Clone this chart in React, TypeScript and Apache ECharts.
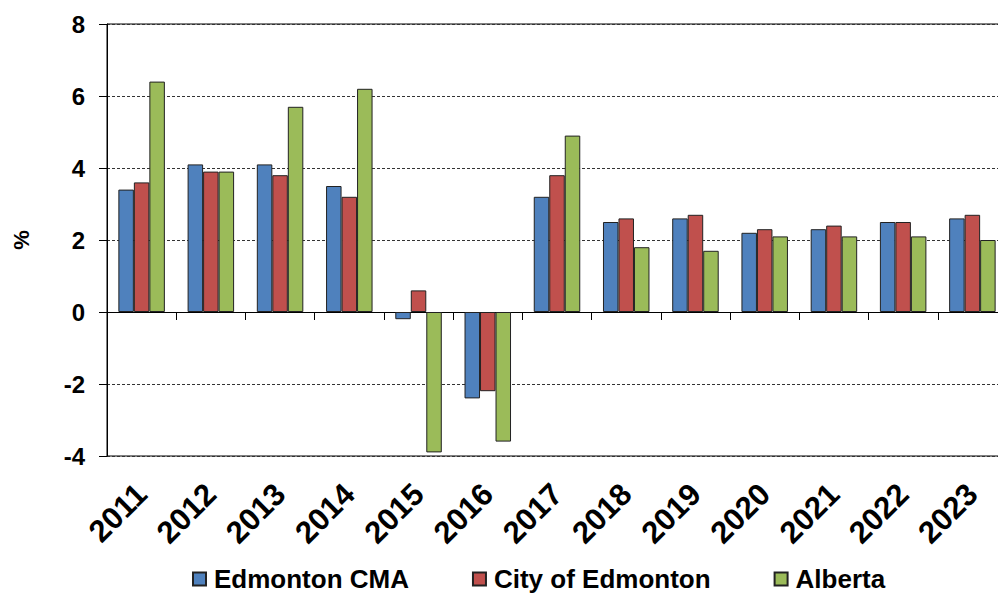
import React, { useEffect, useRef } from "react";
import * as echarts from "echarts";

const years = ["2011", "2012", "2013", "2014", "2015", "2016", "2017", "2018", "2019", "2020", "2021", "2022", "2023"];
const edmontonCMA = [3.4, 4.1, 4.1, 3.5, -0.2, -2.4, 3.2, 2.5, 2.6, 2.2, 2.3, 2.5, 2.6];
const cityOfEdmonton = [3.6, 3.9, 3.8, 3.2, 0.6, -2.2, 3.8, 2.6, 2.7, 2.3, 2.4, 2.5, 2.7];
const alberta = [6.4, 3.9, 5.7, 6.2, -3.9, -3.6, 4.9, 1.8, 1.7, 2.1, 2.1, 2.1, 2.0];
const seriesNames = ["Edmonton CMA", "City of Edmonton", "Alberta"];
const colors = ["#4F81BD", "#C0504D", "#9BBB59"];

const FONT = "'Liberation Sans', Arial, sans-serif";

export default function App() {
  const ref = useRef<HTMLDivElement>(null);
  useEffect(() => {
    document.body.style.margin = "0";
    const chart = echarts.init(ref.current!, null, { renderer: "svg" });
    const data = [edmontonCMA, cityOfEdmonton, alberta];
    chart.setOption({
      animation: false,
      backgroundColor: "#ffffff",
      grid: {
        left: 107,
        top: 24,
        width: 900,
        height: 432,
        containLabel: false,
        outerBoundsMode: "none",
        show: true,
        borderColor: "#000",
        borderWidth: 1,
        backgroundColor: "transparent",
      },
      legend: {
        left: 192,
        top: 566,
        padding: 0,
        itemWidth: 13,
        itemHeight: 13,
        itemGap: 63,
        icon: "rect",
        textStyle: {
          fontFamily: FONT,
          fontWeight: "bold",
          fontSize: 26,
          lineHeight: 24,
          color: "#000",
          padding: [0, 0, 0, 3],
        },
        data: seriesNames,
      },
      xAxis: [
        {
          type: "category",
          data: years,
          position: "bottom",
          axisLine: { show: false, onZero: false },
          axisTick: { show: false },
          axisLabel: {
            rotate: 45,
            margin: 33,
            interval: 0,
            fontFamily: FONT,
            fontWeight: "bold",
            fontSize: 31,
            color: "#000",
          },
        },
        {
          type: "category",
          data: years,
          position: "bottom",
          axisLine: { show: true, onZero: true, lineStyle: { color: "#000", width: 1 } },
          axisTick: { show: true, length: 8, lineStyle: { color: "#000" } },
          axisLabel: { show: false },
        },
      ],
      yAxis: {
        type: "value",
        min: -4,
        max: 8,
        interval: 2,
        name: "%",
        nameLocation: "middle",
        nameGap: 75,
        nameRotate: 90,
        nameTextStyle: { fontFamily: FONT, fontWeight: "bold", fontSize: 22, color: "#000" },
        axisLine: { show: true, lineStyle: { color: "#000", width: 1 } },
        axisTick: { show: true, length: 8, lineStyle: { color: "#000" } },
        axisLabel: { margin: 22, fontFamily: FONT, fontWeight: "bold", fontSize: 24, color: "#000" },
        splitLine: { show: true, lineStyle: { color: "#333", type: [3, 2], width: 1 } },
      },
      series: data.map((d, i) => ({
        name: seriesNames[i],
        type: "bar",
        xAxisIndex: 0,
        data: d,
        barWidth: 15.5,
        barGap: "0%",
        itemStyle: { color: colors[i], borderColor: "#222", borderWidth: 1 },
      })),
    });
    return () => chart.dispose();
  }, []);
  return <div ref={ref} style={{ width: 998, height: 593 }} />;
}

----

### What to work on:
Report all lines of the data above that include the string "React".

### Reply to the exercise:
Clone this chart in React, TypeScript and Apache ECharts.
import React, { useEffect, useRef } from "react";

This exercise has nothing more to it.